Это будет, безусловно, долгосрочный заем - мы «коротких» денег не берем. И, когда я встречался с десятком различных инвесторов, которые предлагали свои услуги – первое, что говорил: «нас «короткие» деньги не интересуют, дорогие деньги - не интересуют, мы достаточно уверенно себя чувствуем, хотите с нами работать – мы готовы рассмотреть предложения.

Что касается нашего своеобразия – оно в том, что мы не сумели за эти годы провести модернизацию нашей промышленности, повысить ее конкурентоспособность. И сейчас, когда мы отягощены долгами, нам, в то же время, необходимо искать ресурсы и вкладывать деньги в модернизацию. Поэтому стоит вопрос о балансе между необходимостью своевременных выплат по обязательствам и вложениями в развитие. В любом случае, мы категорически отказываемся от всяческих реструктуризаций, хотим сохранить свой имидж абсолютно добросовестного заемщика.

Вопрос: В отношении ресурсов. Приватизация «Укртелекома» как их источник для бюджета. Каким должен быть инвестор предприятия, по Вашему мнению?

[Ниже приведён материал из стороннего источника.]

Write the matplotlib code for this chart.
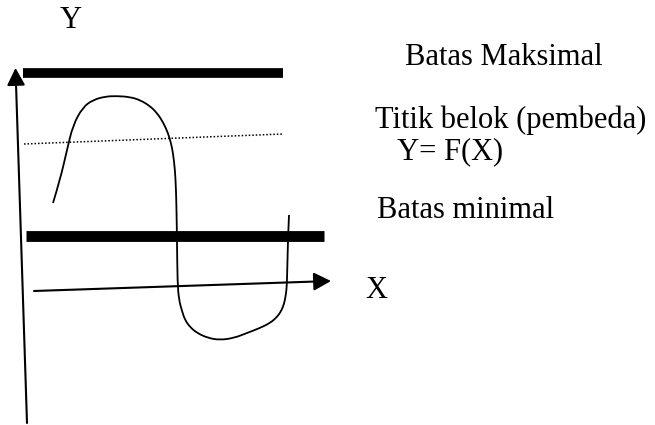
import matplotlib.pyplot as plt
from matplotlib.path import Path
from matplotlib.patches import PathPatch

# kurva Y = F(X) (koordinat, sumbu y terbalik)
curve_x = [53, 60, 67, 73, 83, 93, 105, 117, 130, 140, 150, 157, 163, 168, 171, 173, 175, 176,
           176.5, 177, 177.5, 179, 182, 185, 190, 197, 208, 220, 234, 247, 260, 270, 276,
           280, 283, 285, 286.5, 287, 287.5, 288, 289]
curve_y = [203, 180, 150, 125, 107, 100, 96.5, 96, 97, 100, 106, 113, 122, 133, 143, 153, 170, 190,
           210, 240, 283, 300, 311, 320, 327, 333, 338, 340, 338, 333, 328, 323, 318,
           313, 307, 300, 290, 280, 260, 240, 215]

# garis batas
batas_maks = ([23, 283], [72.5, 72.5])
batas_min = ([26, 324], [235.5, 235.5])
titik_belok = ([24, 283], [144, 134])

# sumbu
sumbu_y = ((27, 423), (15.5, 68))
sumbu_x = ((34, 291), (331, 281))

labels = ['Y', 'Batas Maksimal', 'Titik belok (pembeda)', '  Y= F(X)', 'Batas minimal', 'X']
label_x = [60, 405, 375, 383, 377, 365]
label_y = [28, 65, 128, 159, 218, 298]

fig = plt.figure(figsize=(6.55, 4.25), dpi=100)
ax = fig.add_axes([0, 0, 1, 1])
ax.set_xlim(0, 655)
ax.set_ylim(425, 0)
ax.axis('off')

ax.plot(batas_maks[0], batas_maks[1], color='black', lw=7, solid_capstyle='butt')
ax.plot(batas_min[0], batas_min[1], color='black', lw=7.8, solid_capstyle='butt')
ax.plot(titik_belok[0], titik_belok[1], color='black', lw=1.1, linestyle=(0, (1, 1.3)))

# kurva dihaluskan: titik bacaan sebagai titik kontrol kuadratik
pts = list(zip(curve_x, curve_y))
verts = [pts[0]]
codes = [Path.MOVETO]
for i in range(1, len(pts) - 1):
    mid = ((pts[i][0] + pts[i + 1][0]) / 2, (pts[i][1] + pts[i + 1][1]) / 2)
    verts += [pts[i], mid]
    codes += [Path.CURVE3, Path.CURVE3]
verts.append(pts[-1])
codes.append(Path.LINETO)
ax.add_patch(PathPatch(Path(verts, codes), fill=False, lw=1.3, edgecolor='black'))

for start, tip in [sumbu_y, sumbu_x]:
    ax.annotate('', xy=tip, xytext=start,
                arrowprops=dict(arrowstyle='-|>,head_length=1.05,head_width=0.55',
                                lw=1.5, color='black', shrinkA=0, shrinkB=0,
                                mutation_scale=10))

for t, x, y in zip(labels, label_x, label_y):
    ax.text(x, y, t, fontsize=22, family='Liberation Serif', ha='left', va='baseline')

plt.savefig('out.png', format='png', dpi=100)
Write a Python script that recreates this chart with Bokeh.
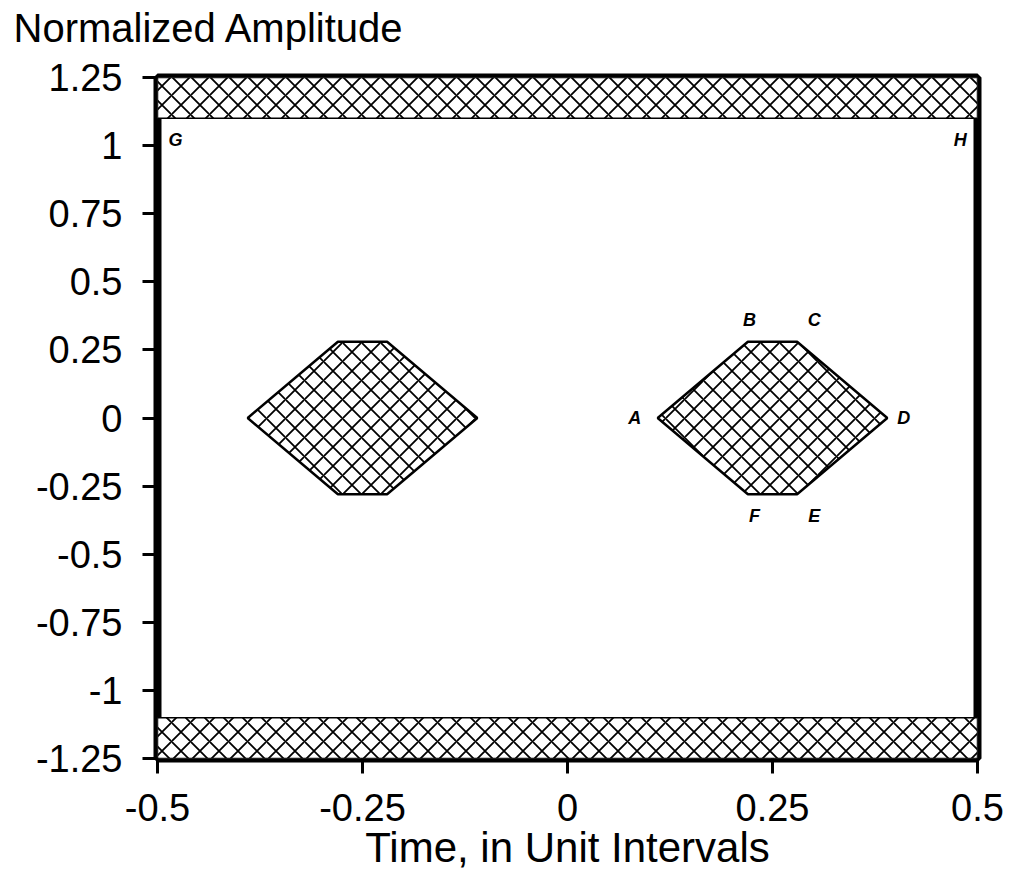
from bokeh.plotting import figure
from bokeh.models import FixedTicker, Range1d, Title, ColumnDataSource
from bokeh.core.properties import value
from bokeh.embed import file_html
from bokeh.resources import INLINE

# ---- data ----
x_ticks = [-0.5, -0.25, 0, 0.25, 0.5]
x_tick_labels = ["-0.5", "-0.25", "0", "0.25", "0.5"]
y_ticks = [-1.25, -1.0, -0.75, -0.5, -0.25, 0, 0.25, 0.5, 0.75, 1.0, 1.25]
y_tick_labels = ["-1.25", "-1", "-0.75", "-0.5", "-0.25", "0", "0.25", "0.5", "0.75", "1", "1.25"]

# forbidden bands (x from, x to, y bottom, y top)
band_left = [-0.5, -0.5]
band_right = [0.5, 0.5]
band_bottom = [1.1, -1.25]
band_top = [1.25, -1.1]

# eye-mask hexagons (vertices A..F)
left_eye_x = [-0.39, -0.28, -0.22, -0.11, -0.22, -0.28]
left_eye_y = [0.0, 0.28, 0.28, 0.0, -0.28, -0.28]
right_eye_x = [0.11, 0.22, 0.28, 0.39, 0.28, 0.22]
right_eye_y = [0.0, 0.28, 0.28, 0.0, -0.28, -0.28]

# point labels
pt_names = ["G", "H", "A", "B", "C", "D", "E", "F"]
pt_x = [-0.478, 0.479, 0.082, 0.222, 0.301, 0.41, 0.301, 0.228]
pt_y = [1.02, 1.02, 0.0, 0.36, 0.36, 0.0, -0.36, -0.36]

FONT = "Liberation Sans"

p = figure(width=1018, height=883,
           x_range=Range1d(-0.5, 0.5), y_range=Range1d(-1.25, 1.25),
           output_backend="svg", toolbar_location=None,
           min_border_left=157, min_border_right=41,
           min_border_top=74, min_border_bottom=125)
p.background_fill_color = "white"
p.border_fill_color = "white"
p.xgrid.visible = False
p.ygrid.visible = False
p.outline_line_color = "black"
p.outline_line_width = 8

p.quad(left=band_left, right=band_right, bottom=band_bottom, top=band_top,
       fill_color="white", line_color="black", line_width=1.5,
       hatch_pattern="diagonal_cross", hatch_scale=19, hatch_weight=1.8,
       hatch_color="black")

p.patches(xs=[left_eye_x, right_eye_x], ys=[left_eye_y, right_eye_y],
          fill_color="white", line_color="black", line_width=2.5,
          hatch_pattern="diagonal_cross", hatch_scale=19, hatch_weight=1.8,
          hatch_color="black")

src = ColumnDataSource(dict(x=pt_x, y=pt_y, t=pt_names))
p.text(x="x", y="y", text="t", source=src, text_font=value(FONT),
       text_font_size="18px", text_font_style="bold italic",
       text_align="center", text_baseline="middle", text_color="black")

for ax, ticks, labels in ((p.xaxis[0], x_ticks, x_tick_labels),
                          (p.yaxis[0], y_ticks, y_tick_labels)):
    ax.ticker = FixedTicker(ticks=ticks)
    ax.major_label_overrides = {t: l for t, l in zip(ticks, labels)}
    ax.axis_line_color = None
    ax.major_tick_out = 15
    ax.major_tick_in = 0
    ax.major_tick_line_width = 3
    ax.major_tick_line_color = "black"
    ax.minor_tick_line_color = None
    ax.major_label_text_font = FONT
    ax.major_label_text_font_size = "38px"
    ax.major_label_text_color = "black"

p.yaxis[0].major_label_standoff = 20
p.xaxis[0].major_label_standoff = 20
p.xaxis[0].axis_label = "Time, in Unit Intervals"
p.xaxis[0].axis_label_text_font = FONT
p.xaxis[0].axis_label_text_font_size = "42px"
p.xaxis[0].axis_label_text_font_style = "normal"
p.xaxis[0].axis_label_text_color = "black"
p.xaxis[0].axis_label_standoff = 0

# heading (plot title, outermost) plus a small spacer title next to the frame
p.title.text = "Normalized Amplitude"
p.title.align = "left"
p.title.offset = -144
p.title.vertical_align = "top"
p.title.text_font = FONT
p.title.text_font_size = "40px"
p.title.text_font_style = "normal"
p.title.text_color = "black"
p.add_layout(Title(text=" ", text_font_size="8px"), "above")

open("out.html", "w").write(file_html(p, INLINE))
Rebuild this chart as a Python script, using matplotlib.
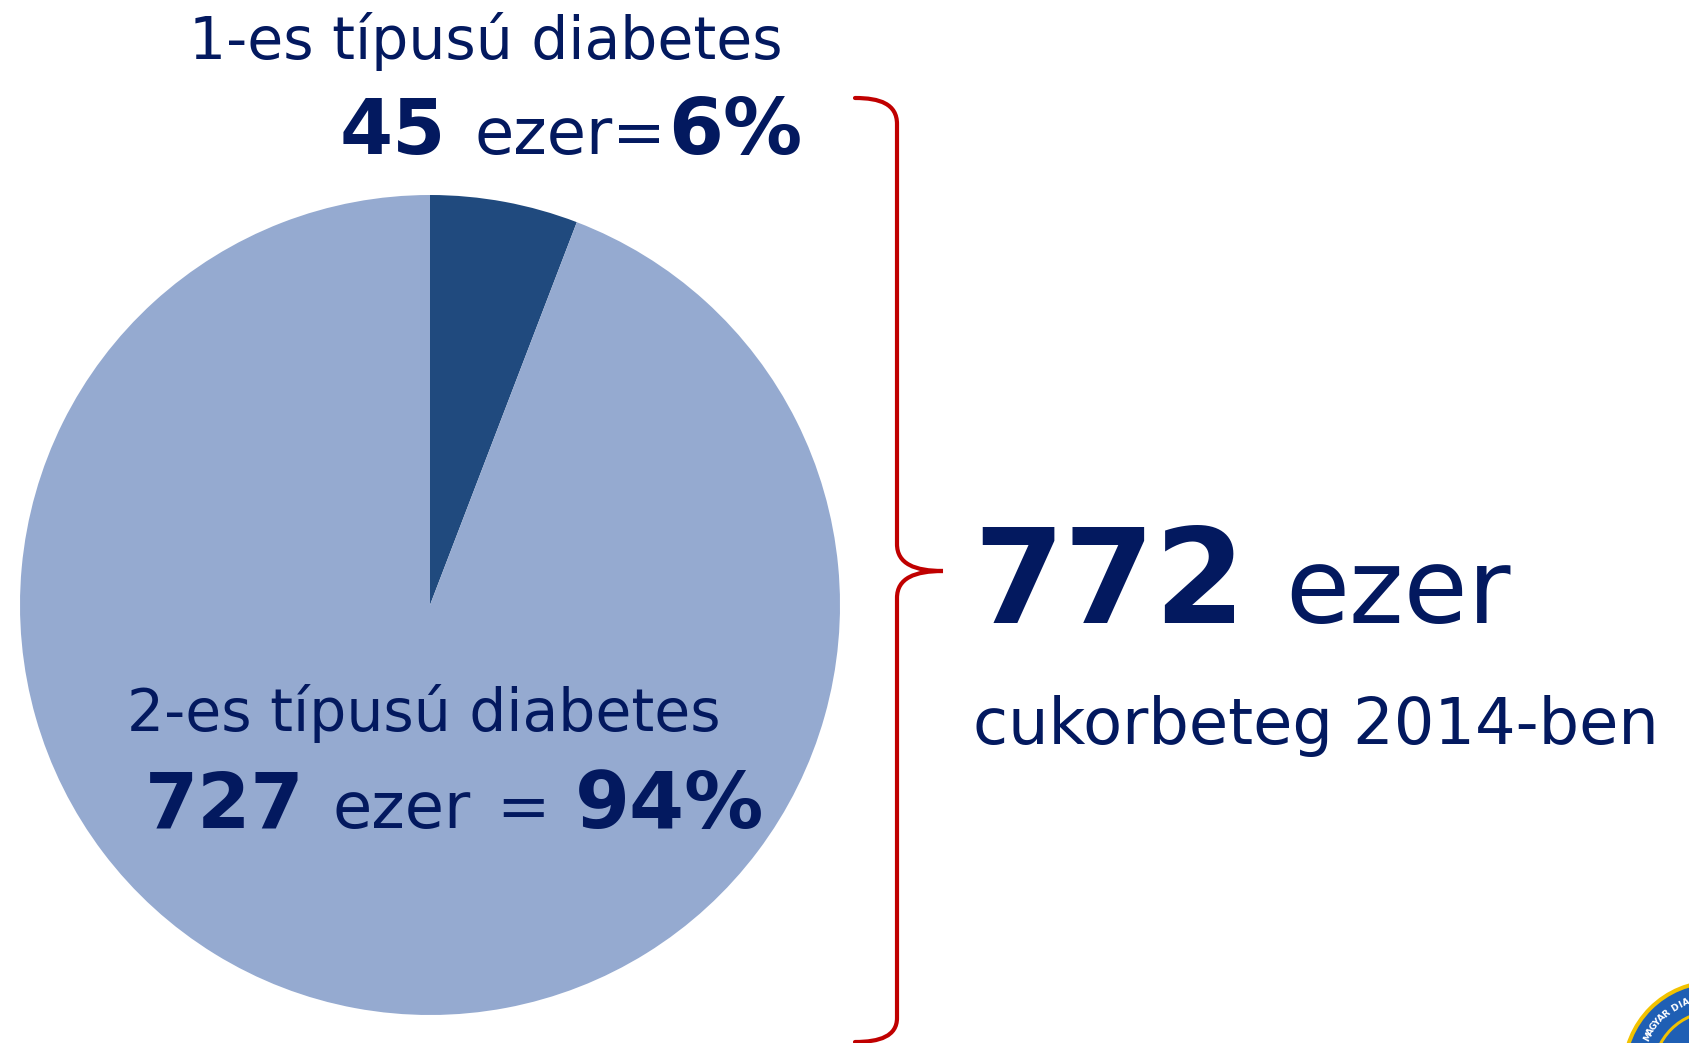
import matplotlib
matplotlib.use("Agg")
import matplotlib.pyplot as plt
from matplotlib.path import Path
from matplotlib.patches import PathPatch, Circle
import numpy as np

# data
types = ["1-es típusú diabetes", "2-es típusú diabetes"]
counts = [45, 727]          # ezer fő
shares = [6, 94]            # %
total = 772
year = 2014

NAVY = "#03195f"
SLICE_COLORS = ["#204a7e", "#95aad0"]
BRACE = "#c00000"

W, H = 1690, 1043
fig = plt.figure(figsize=(W / 100, H / 100), dpi=100)
ax = fig.add_axes([0, 0, 1, 1])

# pie: first slice starts at 12 o'clock and runs clockwise (y axis is flipped)
ax.pie(counts, colors=SLICE_COLORS, center=(430, 605), radius=410,
       startangle=-90, counterclock=True, wedgeprops=dict(linewidth=0))
ax.set_xlim(0, W)
ax.set_ylim(H, 0)
ax.set_aspect("auto")
ax.axis("off")

renderer = fig.canvas.get_renderer()


def draw_runs(x, y, runs):
    """Draw text pieces one after the other on a common baseline."""
    cur = x
    for s, weight, size, gap in runs:
        cur += gap
        t = ax.text(cur, y, s, fontsize=size, fontweight=weight, color=NAVY,
                    va="baseline", ha="left", family="DejaVu Sans")
        cur += t.get_window_extent(renderer=renderer).width
    return cur


# type 1 label
ax.text(189, 59, types[0], fontsize=42, color=NAVY, va="baseline", ha="left")
draw_runs(340, 154, [
    (str(counts[0]), "bold", 55, 0),
    ("ezer=", "normal", 46, 28),
    (f"{shares[0]}%", "bold", 57, 2),
])

# type 2 label
ax.text(127, 731, types[1], fontsize=42, color=NAVY, va="baseline", ha="left")
draw_runs(145, 828, [
    (str(counts[1]), "bold", 55, 0),
    ("ezer", "normal", 46, 28),
    ("=", "normal", 46, 25),
    (f"{shares[1]}%", "bold", 57, 26),
])

# total
draw_runs(973, 623, [
    (str(total), "bold", 94, 0),
    ("ezer", "normal", 75, 40),
])
ax.text(973, 744, f"cukorbeteg {year}-ben", fontsize=46, color=NAVY,
        va="baseline", ha="left")

# curly brace
verts = [
    (855, 98), (880, 98), (897, 104), (897, 124),
    (897, 544),
    (897, 564), (915, 571), (943, 571),
    (915, 571), (897, 578), (897, 598),
    (897, 1018),
    (897, 1036), (880, 1042), (855, 1042),
]
codes = [Path.MOVETO, Path.CURVE4, Path.CURVE4, Path.CURVE4,
         Path.LINETO,
         Path.CURVE4, Path.CURVE4, Path.CURVE4,
         Path.CURVE4, Path.CURVE4, Path.CURVE4,
         Path.LINETO,
         Path.CURVE4, Path.CURVE4, Path.CURVE4]
ax.add_patch(PathPatch(Path(verts, codes), facecolor="none",
                       edgecolor=BRACE, linewidth=3.0, capstyle="round"))

# logo in the corner (partly cut off)
lc = (1714, 1072)
ax.add_patch(Circle(lc, 92, facecolor="#f2c200", edgecolor="none"))
ax.add_patch(Circle(lc, 88, facecolor="#1f5fb4", edgecolor="none"))
ax.add_patch(Circle(lc, 62, facecolor="#f2c200", edgecolor="none"))
ax.add_patch(Circle(lc, 59, facecolor="#1f5fb4", edgecolor="none"))
logo_text = "MAGYAR DIA"
angs = np.linspace(152, 112, len(logo_text))
for ch, a in zip(logo_text, angs):
    r = np.deg2rad(a)
    ax.text(lc[0] + 75 * np.cos(r), lc[1] - 75 * np.sin(r), ch,
            fontsize=6.5, fontweight="bold", color="white",
            rotation=a - 90, ha="center", va="center")

fig.savefig("out.png", dpi=100)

Ответ: Конечно, нам не все равно, каким будет инвестор этого предприятия. Это безусловно. Мы в бюджете запланировали поступления от приватизации в 2010 году на уровне 10 млрд грн. И мы эти 10 млрд грн должны получить. Хотя, на самом деле, это не такие большие деньги для государства, чтобы оно могло пренебречь своими стратегическими интересами, а руководствоваться только фискальной выгодой. Я неоднократно говорил: глупо продавать корову, чтобы покупать молоко. Поэтому у нас есть условие определенное - это системный, стратегический инвестор. Именно с таким подходом мы подойдем к приватизации «Укртелекома». Но, то, что «Укртелеком» нужно было приватизировать еще лет 5-ть назад, как минимум, для меня, лично, очевидно.